“Many @harleydavidson owners plan to boycott the company if manufacturing moves overseas,” President Donald Trump tweeted on Monday. “Great! Most other companies are coming in our direction, including Harley competitors. A really bad move! U.S. will soon have a level playing field, or better.”
The spat with Harley-Davidson began in June when the company announced that it would move some of its operations overseas in order to lessen the impact of tariffs imposed by the European Union in response to Trump’s tariffs on steel and aluminum. The motorcycle manufacturer’s decision may have had more to do with declining demand in the North American market than the E.U.’s retaliatory levies, but it provoked the president into ranting against one of America’s most revered companies.

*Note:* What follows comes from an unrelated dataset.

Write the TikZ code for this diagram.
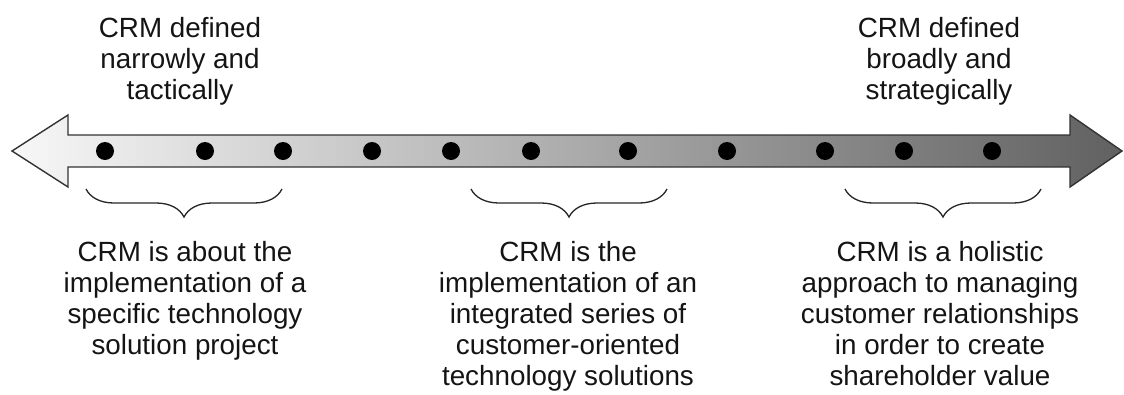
\documentclass[tikz,border=0pt]{standalone}
\usepackage{fontspec}
\setmainfont{Liberation Sans}
\usetikzlibrary{decorations.pathreplacing}
\begin{document}
\begin{tikzpicture}[x=1pt,y=-1pt,
  dot/.style={circle,fill=black,inner sep=0,minimum size=18pt},
  lbl/.style={align=center,inner sep=0,font=\fontsize{27.8}{31}\selectfont,text=black!92},
  bracepath/.style={draw=black!85,line width=1.3pt,decorate,decoration={brace,amplitude=28pt}},
  arrowbody/.style={draw=black!80,line width=1.4pt,left color=black!3,right color=black!62}]
\useasboundingbox (0,0) rectangle (1124,394);
\path[arrowbody] (12,151) -- (68,115) -- (68,135) -- (1070,135) -- (1070,115) -- (1122,151)
  -- (1070,187) -- (1070,167) -- (68,167) -- (68,187) -- cycle;
\foreach \i/\x in {1/105,2/205,3/283,4/372,5/451,6/531,7/628,8/727,9/825,10/904,11/992}
  \node[dot] (d\i) at (\x,151) {};
\coordinate (b1l) at (86,189); \coordinate (b1r) at (282,189);
\coordinate (b2l) at (471,189); \coordinate (b2r) at (667,189);
\coordinate (b3l) at (845,189); \coordinate (b3r) at (1041,189);
\draw[bracepath] (b1r) -- (b1l);
\draw[bracepath] (b2r) -- (b2l);
\draw[bracepath] (b3r) -- (b3l);
\node[lbl,anchor=north] (tl) at (180,17) {CRM defined\\narrowly and\\tactically};
\node[lbl,anchor=north] (tr) at (939,17) {CRM defined\\broadly and\\strategically};
\node[lbl,anchor=north] (bl) at (185,241) {CRM is about the\\implementation of a\\specific technology\\solution project};
\node[lbl,anchor=north] (bm) at (568,241) {CRM is the\\implementation of an\\integrated series of\\customer-oriented\\technology solutions};
\node[lbl,anchor=north] (br) at (940,241) {CRM is a holistic\\approach to managing\\customer relationships\\in order to create\\shareholder value};
\end{tikzpicture}
\end{document}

His America-First rabble-rousing may be ill-advised as economic policy, and there’s something outrageous about an American president endorsing a boycott of an American company. But at least he’s consistent.
Or is he?
It’s one thing for the president to fulminate against Harley-Davidson. That company’s blue-collar fans, at least in Trump’s view of the world, are apt to be angry at the prospect of a distinctively American company taking its operations abroad, even in part. But what if a different sort of company—just as distinctively American but more uppity—decides to sell itself entirely to the Chinese state?
We’re thinking of Steinway, the great maker of pianos. The company was founded in 1853 in Manhattan by the German immigrant Heinrich Steinweg. Since 2013 it’s been owned by the investment firm Paulson & Co. (founded and run by hedge fund manager John Paulson), and it’s headquartered in Queens, with another factory in Hamburg, Germany. Steinway is among the world’s four or five greatest piano manufacturers.
Famously American it may be, but the company is currently in buyout talks with a state-owned Chinese company. The China Poly Group, a conglomerate with holdings in defense manufacturing, real estate, and the arts. The Poly Group has close ties to the family of former Chinese leader Deng Xiaoping and is run by the State-owned Assets Supervision and Administration Commission, or SASAC, a commercial arm of the Chinese government. If the sale goes through, China will acquire an old and renowned American company. Whether the Chinese firm has plans to move Steinway closer to the burgeoning Chinese piano market is not known.
If that sale happens, we expect to see a full-on Donald Trump tirade. Steinway sells high-end musical instruments to wealthy people in the arts, not motorbikes to blue-collar Trump fans, but we’re sure that won’t make a difference.